The church continued to meet, and people were going about their normal routines, Palmer said, though many were not engaging in “la bise,” the traditional, two-kiss greeting.
• Church members in several countries, including Belgium, the Netherlands and Austria, told the Chronicle that churches continued to meet but encouraged members with cold or flu symptoms to stay home.
In Vienna, Austria, the Pohlgasse Church of Christ had adopted “no hugging, shaking hands, kissing and not getting too close to each other” rules, member Reggy Hiller said.
• Albania closed schools and barred public gatherings in response to its first COVID-19 cases.
“I’m worried for the days to come,” said Shkelqim Kafexhi, a minister in Durres. “We pray God may end this virus in a miraculous way.”
Related: ‘Forsaking the assembly?’
In Albania’s capital, Tirana, the Church of Christ livestreamed its services, said minister Bledi Valca.
“It’s not the same,” Valca said. “We are a hugging and cheek-kissing culture.” But “it’s an issue of safety.”
From Wuhan, China, the first epicenter of the COVID-19 outbreak, the virus spread across Southeast Asia. Members of Churches of Christ sent the following reports:
• “This pandemic thing is causing pandemonium,” said Gigie Carranza, just hours after Rodrigo Duterte, president of the Philippines, declared a lockdown of the capital city, Manila, which has a metro area of more than 12 million people.

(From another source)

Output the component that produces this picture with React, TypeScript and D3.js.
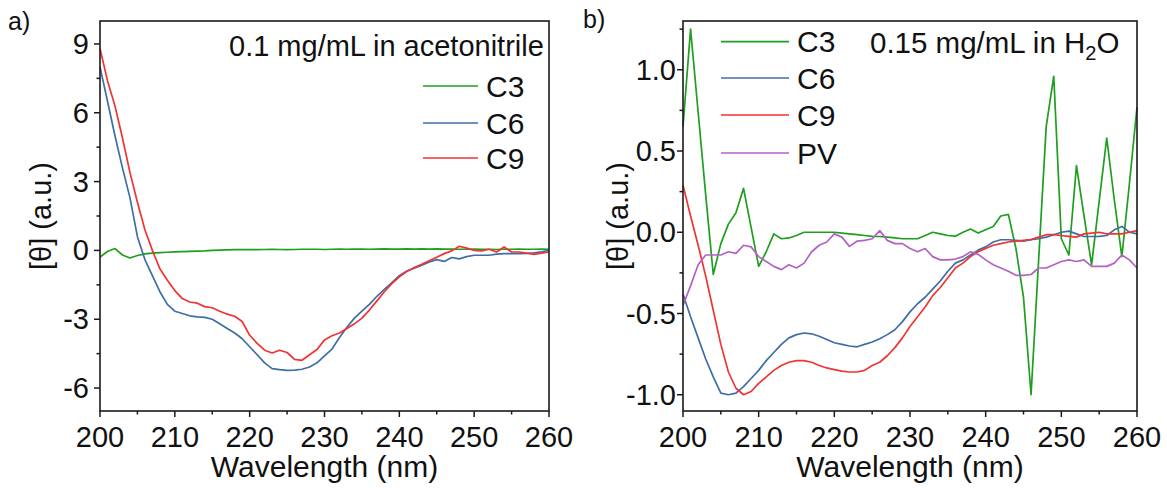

“This pandemic thing is causing pandemonium.” — Gigie Carranza, Philippines
The city had 49 confirmed coronavirus cases at press time, and Carranza was headed to a bus terminal at 5 a.m. to make sure she got back to her home on the outskirts on the city before a transportation ban went into effect.
People were “panic-buying” food and rubbing alcohol, she said.
Danni de Vera, a minister and ministry director in Manila, advised church members to conduct worship services in their homes and sent them study materials. But multiple church youth camps, ladies retreats and gospel meetings would have to be cancelled, Carranza added.
• In Japan, some Churches of Christ had limited gatherings to Sunday morning worship, and masks and hand sanitizer were in use, said missionary Joel Osborne.
At a recent meeting, ministers for Churches of Christ were “prayerfully trying to discern if we should cancel nationwide events at the end of April and beginning of June,” he added.
• In South Korea, online shopping and videoconferencing had helped church members weather the coronavirus, said longtime missionary Malcolm Parsley.
“We have obeyed the laws of the land in not gathering in large groups,” he said, “and sent instructions as to how to prepare the bread for communion and encouraged them to take communion and not fail to worship as families until we let them know otherwise. …
“This pandemic will strengthen the faithful strong, but it is the weaker, newer babes in Christ that we worry about. We need the prayers of all.”